Anschließend nach Datenblatt der AC50 die erforderlichen Bauteile im Röhrensockel untergebracht und die Versuchsschaltung absolviert ihre Testreihe mit Bravour. Das Ergebnis kann sich sehen und hören lassen.

Die Trautonium Saite

Die unmöglich zu beschaffende Widerstandssaite, Quasi das Manual des Trautoniums, war leider gerissen und notdürftig geflickt. Laut Internetrecherchen handelte es sich damals um einen mit Widerstandsdraht umwickelten Nylon-Kern, was natürlich Nonsens ist, denn 1933 gab es noch kein Nylon. Hierzu ein Wikipedia Zitat:

Nylon (Polyhexamethylenadipinsäureamid) wurde am 28. Februar 1935 von Dr. Wallace Hume Carothers bei E.I. du Pont de Nemours in Wilmington (Delaware, USA) patentiert. Es kam erst 1938 in den Handel.

Wie also sollte Das Volkstrautonium BJ. 1933 mit einer Widerstandsdraht umwickelten Nylonsaite ausgestattet sein? Wie dem auch sei, der Nylonkern war gar keine schlechte Idee. Also habe ich zunächst einmal alle möglichen Saiten nach ihrem Widerstand durchgemessen. Ohne Erfolg. Alle verfügbaren Saiten hatten ca. 0,x Ohm/Meter. Ich brauchte aber min. 1 kOhm/Meter Saite. Also nahm ich Kontakt mit einem Bekannten auf, von dem ich wusste, das er für seine Fretless Telecaster spezielle Saiten wickeln ließ, die im Handel nicht erhältlich sind.

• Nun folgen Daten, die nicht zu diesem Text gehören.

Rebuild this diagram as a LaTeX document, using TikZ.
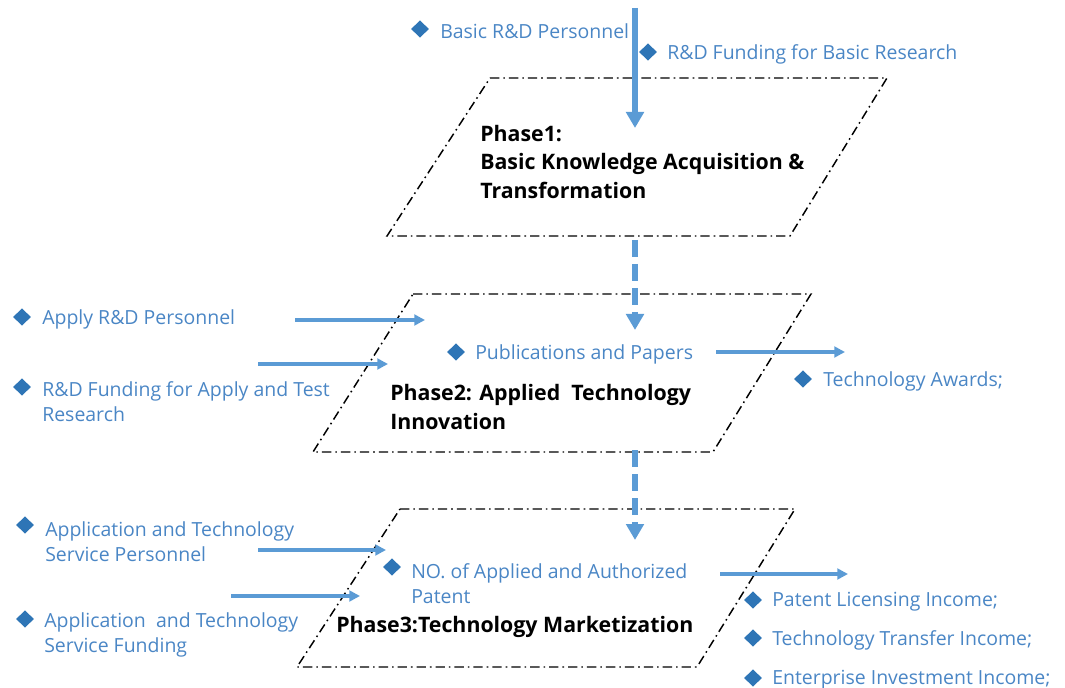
\documentclass[tikz,border=0pt]{standalone}
\usepackage{fontspec}
\setmainfont{Open Sans}
\usetikzlibrary{arrows.meta,shapes.geometric,positioning}
\definecolor{lblblue}{HTML}{4A86C5}
\definecolor{diablue}{HTML}{2E75B6}
\definecolor{arrblue}{HTML}{5B9BD5}

\tikzset{
 phase/.style={draw=black, line width=1.1pt, dash pattern=on 7pt off 3pt on 1.2pt off 3pt},
 dia/.style={shape=diamond, fill=diablue, inner sep=0pt, minimum width=13.5pt, minimum height=13pt},
 lbl/.style={anchor=west, inner sep=0pt, yshift=-1.5pt, text=lblblue, font=\fontsize{14.6}{18.75}\selectfont, align=left},
 title/.style={anchor=west, inner sep=0pt, font=\bfseries\fontsize{16}{21.4}\selectfont, align=left},
 flow/.style={arrblue, line width=2.3pt, -{Triangle[length=8pt,width=8pt]}},
 down/.style={arrblue, line width=4pt, -{Triangle[length=12pt,width=13pt]}},
 downdash/.style={down, dash pattern=on 13pt off 5pt},
}

\begin{document}
\begin{tikzpicture}[x=0.75pt,y=-0.75pt]
\useasboundingbox (0,0) rectangle (1065,688);

% the three phases
\draw[phase] (490,78) -- (887,78) -- (790,236) -- (387,236) -- cycle;
\draw[phase] (413,294) -- (811,294) -- (713,452) -- (313,452) -- cycle;
\draw[phase] (400,509) -- (795,509) -- (697,667) -- (297,667) -- cycle;

\node[title] (p1) at (480,162) {Phase1:\\Basic Knowledge Acquisition \&\\Transformation};
\node[title] (p2) at (390,407) {Phase2: Applied\ \ Technology\\Innovation};
\node[title] (p3) at (336,627) {Phase3:Technology Marketization};

% inputs and outputs
\node[dia] (d1) at (420,29) {};
\node[lbl] (l1) at (440,29) {Basic R\&D Personnel};
\node[dia] (d2) at (648,52) {};
\node[lbl] (l2) at (667,52) {R\&D Funding for Basic Research};

\node[dia] (d3) at (22,317) {};
\node[lbl] (l3) at (42,317) {Apply R\&D Personnel};
\node[dia] (d4) at (22,387) {};
\node[lbl] (l4) at (42,400) {R\&D Funding for Apply and Test\\Research};
\node[dia] (d5) at (456,352) {};
\node[lbl] (l5) at (475,352) {Publications and Papers};
\node[dia] (d6) at (803,379) {};
\node[lbl] (l6) at (823,379) {Technology Awards;};

\node[dia] (d7) at (25,525) {};
\node[lbl] (l7) at (45,539.5) {Application and Technology\\Service Personnel};
\node[dia] (d8) at (25,619) {};
\node[lbl] (l8) at (44,632.5) {Application\ \ and Technology\\Service Funding};
\node[dia] (d9) at (392,567) {};
\node[lbl] (l9) at (411,581.5) {NO. of Applied and Authorized\\Patent};

\foreach \y/\t [count=\i from 10] in {600/Patent Licensing Income;,638/Technology Transfer Income;,678/Enterprise Investment Income;}{
	\node[dia] (d\i) at (753,\y) {};
	\node[lbl] (l\i) at (772,\y) {\t};
}

% arrows
\coordinate (top) at (635,8);
\coordinate (top1) at (635,128);
\coordinate (b1) at (635,240);
\coordinate (t2) at (635,330);
\coordinate (b2) at (635,450);
\coordinate (t3) at (635,540);
\draw[down] (top) -- (top1);
\draw[downdash] (b1) -- (t2);
\draw[downdash] (b2) -- (t3);

\coordinate (a1s) at (295,320); \coordinate (a1e) at (425,320);
\coordinate (a2s) at (258,364); \coordinate (a2e) at (388,364);
\coordinate (a3s) at (716,352); \coordinate (a3e) at (845,352);
\coordinate (a4s) at (258,550); \coordinate (a4e) at (386,550);
\coordinate (a5s) at (231,596); \coordinate (a5e) at (360,596);
\coordinate (a6s) at (720,574); \coordinate (a6e) at (848,574);
\foreach \i in {1,...,6}{
	\draw[flow] (a\i s) -- (a\i e);
}
\end{tikzpicture}
\end{document}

Er war äußerst hilfsbereit und kontaktierte diesbezüglich seine Manufaktur. Daraufhin kam ein interessanter und hilfreicher Kontakt zu Stande. Ein überwindbares Problem war z.B. die Mindestabnahme von 100kg des ultra feinen Widerstandsdrahts zur Umwicklung der Nylonsaite. Nach mehreren experimentellen Versuchen bekam ich dann tatsächlich die endgültige Widerstandssaite die den exakten Spezifikationen der originalen Trautoniumsaite entspricht.

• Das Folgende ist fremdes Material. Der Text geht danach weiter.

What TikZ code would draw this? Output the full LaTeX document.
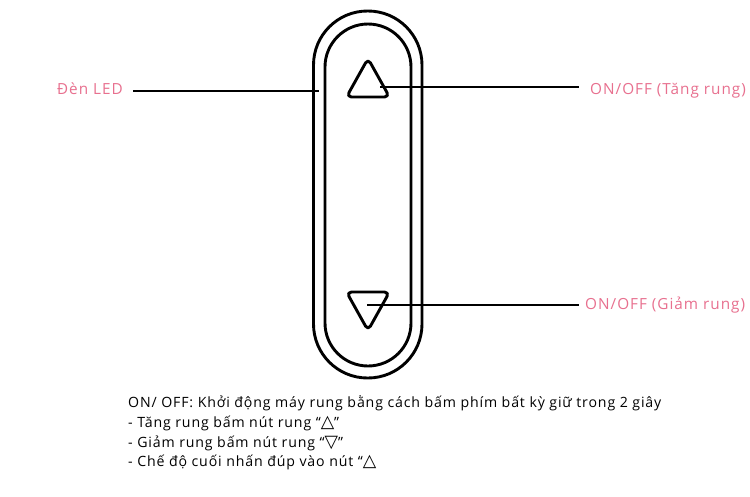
\documentclass[tikz,border=0pt]{standalone}
\usepackage{fontspec}
\setmainfont{Open Sans}
\newfontfamily\labelfont[LetterSpace=6.5]{Open Sans}
\newfontfamily\notefont[LetterSpace=6]{Open Sans}
\newfontfamily\symfont{DejaVu Sans}
\newcommand{\tri}[1]{{\symfont\fontsize{17.5}{16}\selectfont #1}}
\definecolor{labelpink}{HTML}{E8708F}
\tikzset{
  body/.style={draw=black,line width=2.9pt,rounded corners=#1},
  btn/.style={draw=black,line width=2.9pt,line join=round,rounded corners=5pt},
  lead/.style={draw=black,line width=2.1pt},
  callout/.style={text=labelpink,font=\labelfont\fontsize{15.3}{17}\selectfont,inner sep=0pt,anchor=base west},
  note/.style={text=black,font=\notefont\fontsize{14.15}{16}\selectfont,inner sep=0pt,anchor=base west}
}
\begin{document}
\begin{tikzpicture}[x=1pt,y=-1pt]
\useasboundingbox (0,0) rectangle (750,496);
\path[fill=white] (0,0) rectangle (750,496);
\draw[body=54pt] (313.5,11) rectangle (422,378);
\draw[body=43pt] (325,24) rectangle (411,366);
\draw[btn] (368,58.5) -- (389.5,97) -- (346.5,97) -- cycle;
\draw[btn] (368,330.5) -- (389.5,292) -- (346.5,292) -- cycle;
\coordinate (ledA) at (133,91);
\coordinate (ledB) at (319,91);
\coordinate (upA) at (380,87);
\coordinate (upB) at (579,87);
\coordinate (dnA) at (367,305);
\coordinate (dnB) at (579,305);
\draw[lead] (ledA) -- (ledB);
\draw[lead] (upA) -- (upB);
\draw[lead] (dnA) -- (dnB);
\node[callout] (led) at (57,94) {Đèn LED};
\node[callout] (tang) at (590,94) {ON/OFF (Tăng rung)};
\node[callout] (giam) at (585,309) {ON/OFF (Giảm rung)};
\node[note] (n1) at (128,407) {ON/ OFF: Khởi động máy rung bằng cách bấm phím bất kỳ giữ trong 2 giây};
\node[note] (n2) at (128,427) {- Tăng rung bấm nút rung “\tri{△}”};
\node[note] (n3) at (128,447) {- Giảm rung bấm nút rung “\tri{▽}”};
\node[note] (n4) at (128,466) {- Chế độ cuối nhấn đúp vào nút “\tri{△}};
\end{tikzpicture}
\end{document}
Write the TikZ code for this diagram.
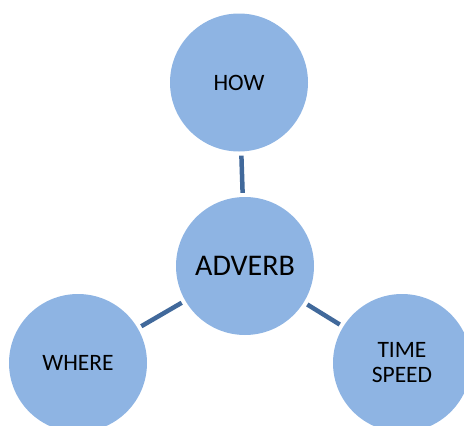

Trautonium resistor string

Man kann sich denken, das diese Saite nicht gerade günstig zu haben war, aber was soll 's, nun läuft das Volkstrautonium wieder einwandfrei. Ich kann mir kaum vorstellen, das es auf dieser Welt noch ein Volkstrautonium in diesem 1A Zustand gibt. Weder im Berliner Museum, noch sonst irgend wo. Bitte haben Sie Verständnis, das der Auftraggeber meines Trautonium-Projekts anonym bleiben möchte. Also bitte keine Anfragen diesbezüglich. Ansonsten helfe ich gern.